SEOUL (AP) _ Kia Motors Corp. posted its third straight quarterly loss Friday, hit by a stronger South Korean currency, production losses from a line retooling and marketing costs.
Kia Motors, South Korea's second-largest automaker, lost 30.6 billion won (US$33 million) in the three months ended March 31, the company said in a statement. Kia posted net profit of 38.4 billion won a year earlier.
Sales during the quarter at Kia, an affiliate of Hyundai Motor Co., fell 12 per cent to 3.85 trillion won ($4.2 billion).
The loss was unexpected and came just two days after Hyundai Motor recorded its fifth straight quarterly decline. The average forecast of nine analysts was for Kia to report net profit of 29.84 billion won ($32 million).
Company spokesman Michael Choo said the loss resulted from the South Korean won's strength, the shutdown of a production line at the company's Hwaseong plant for a model addition and overseas marketing expenses.
Export-dependent Kia said that the U.S. dollar weakened 3.7 per cent against the South Korean won during the quarter from the year before. A stronger won makes Kia's exported vehicles more expensive in overseas markets and can also reduce the value of profits earned abroad when converted into won.

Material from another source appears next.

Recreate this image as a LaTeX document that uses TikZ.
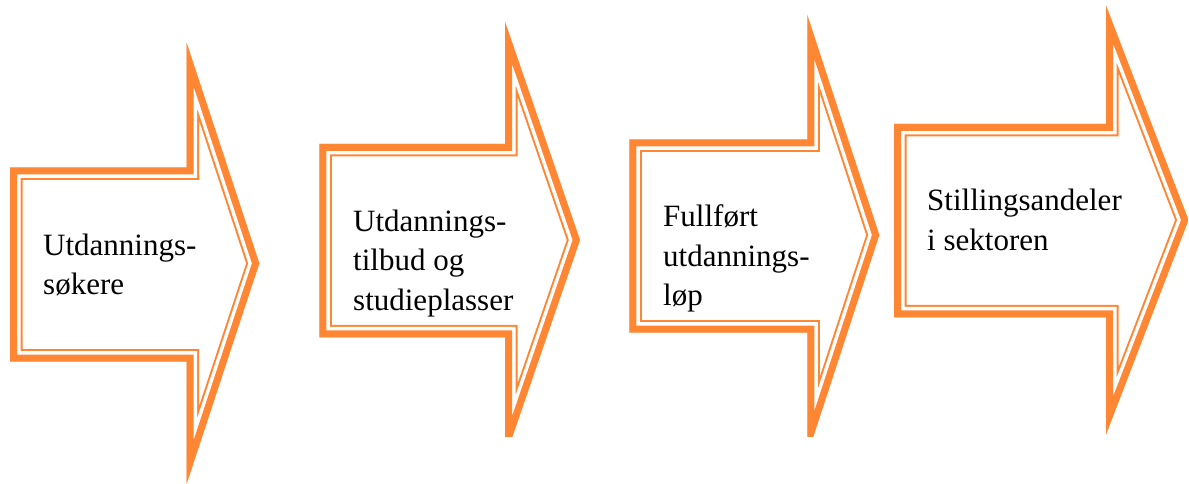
\documentclass[tikz,border=0pt]{standalone}
\usepackage{fontspec}
\setmainfont{LiberationSerif}[Extension=.ttf, UprightFont=*-Regular, BoldFont=*-Bold]
\definecolor{arrowor}{RGB}{255,134,51}
\tikzset{
  lbl/.style={anchor=base west, inner sep=0pt, text=black, font=\rmfamily\fontsize{31}{39}\selectfont},
  bandouter/.style={draw=arrowor, line width=25pt, line join=miter, miter limit=20},
  bandgap/.style={draw=white, line width=21pt, line join=miter, miter limit=20},
  bandinner/.style={draw=arrowor, line width=14pt, line join=miter, miter limit=20},
}
% #1 L, #2 T, #3 B, #4 N, #5 head top, #6 tip y, #7 head bottom, #8 tip x
\newcommand{\arrowpath}[8]{(#1,#2) -- (#4,#2) -- (#4,#5) -- (#8,#6) -- (#4,#7) -- (#4,#3) -- (#1,#3) -- cycle}
\newcommand{\bandarrow}[8]{%
  \begin{scope}
    \clip \arrowpath{#1}{#2}{#3}{#4}{#5}{#6}{#7}{#8};
    \path[fill=white] \arrowpath{#1}{#2}{#3}{#4}{#5}{#6}{#7}{#8};
    \path[bandouter] \arrowpath{#1}{#2}{#3}{#4}{#5}{#6}{#7}{#8};
    \path[bandgap] \arrowpath{#1}{#2}{#3}{#4}{#5}{#6}{#7}{#8};
    \path[bandinner] \arrowpath{#1}{#2}{#3}{#4}{#5}{#6}{#7}{#8};
  \end{scope}}
\begin{document}
\begin{tikzpicture}[x=1pt,y=-1pt]
\useasboundingbox (0,0) rectangle (1189,484);
\fill[white] (0,0) rectangle (1189,484);
% arrow 1
\bandarrow{10}{167.5}{361.7}{186.7}{43}{263.3}{483.6}{259.3}
% arrows 2 and 3, cut at the bottom
\begin{scope}
  \clip (0,0) rectangle (1189,436.6);
  \bandarrow{319.3}{144}{337.3}{505}{21.7}{240}{458.3}{580}
  \bandarrow{629.3}{139.3}{332.7}{807.3}{15}{235}{455}{879.3}
\end{scope}
% arrow 4
\bandarrow{894}{124}{317.3}{1106}{5.5}{220}{434.5}{1188.5}
% texts
\node[lbl] (t1a) at (43,255) {Utdannings-};
\node[lbl] (t1b) at (43,294) {søkere};
\node[lbl] (t2a) at (353,231) {Utdannings-};
\node[lbl] (t2b) at (353,270.5) {tilbud og};
\node[lbl] (t2c) at (353,310.5) {studieplasser};
\node[lbl] (t3a) at (663,226.5) {Fullført};
\node[lbl] (t3b) at (663,266.5) {utdannings-};
\node[lbl] (t3c) at (663,305.5) {løp};
\node[lbl] (t4a) at (927,210.5) {Stillingsandeler};
\node[lbl] (t4b) at (927,250.5) {i sektoren};
\end{tikzpicture}
\end{document}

Choo said Kia incurred various overseas marketing expenses during the quarter, including those related to its new ``cee'd' compact five-door hatchback being produced at the company's plant in Slovakia.
The cee'd was conceived, designed and produced totally in Europe.
``That is a very strategic model for us,'' Choo said in explaining the marketing push. The company sold 53,733 of the vehicles, which it began producing late last year, during the quarter, Choo said.
The assembly line at the Hwaseong plant in South Korea needed to be reconfigured to prepare for the addition later this year of a second sport utility vehicle model to the line, Choo said.
The changeover caused production losses of 22,000 Sorento mid-size sport utility vehicles, Choo said.
Kia said that sales of vehicles produced in South Korea declined 7.4 per cent to 271,140 from the year before. Domestic sales gained 8.1 per cent to 67,128, but exports, which accounted for 76 per cent of domestic production, declined 11.6 per cent to 204,012.
The figures don't include vehicles made at Kia's at plants in China and Slovakia, where it has annual total annual production capacity of 430,000 vehicles, Choo said. He said sales figures for the China-made vehicles would not be available until Monday.
Shares in Kia, which released earnings after the stock market opened, rose 0.5 per cent to close at 11,200 won ($12).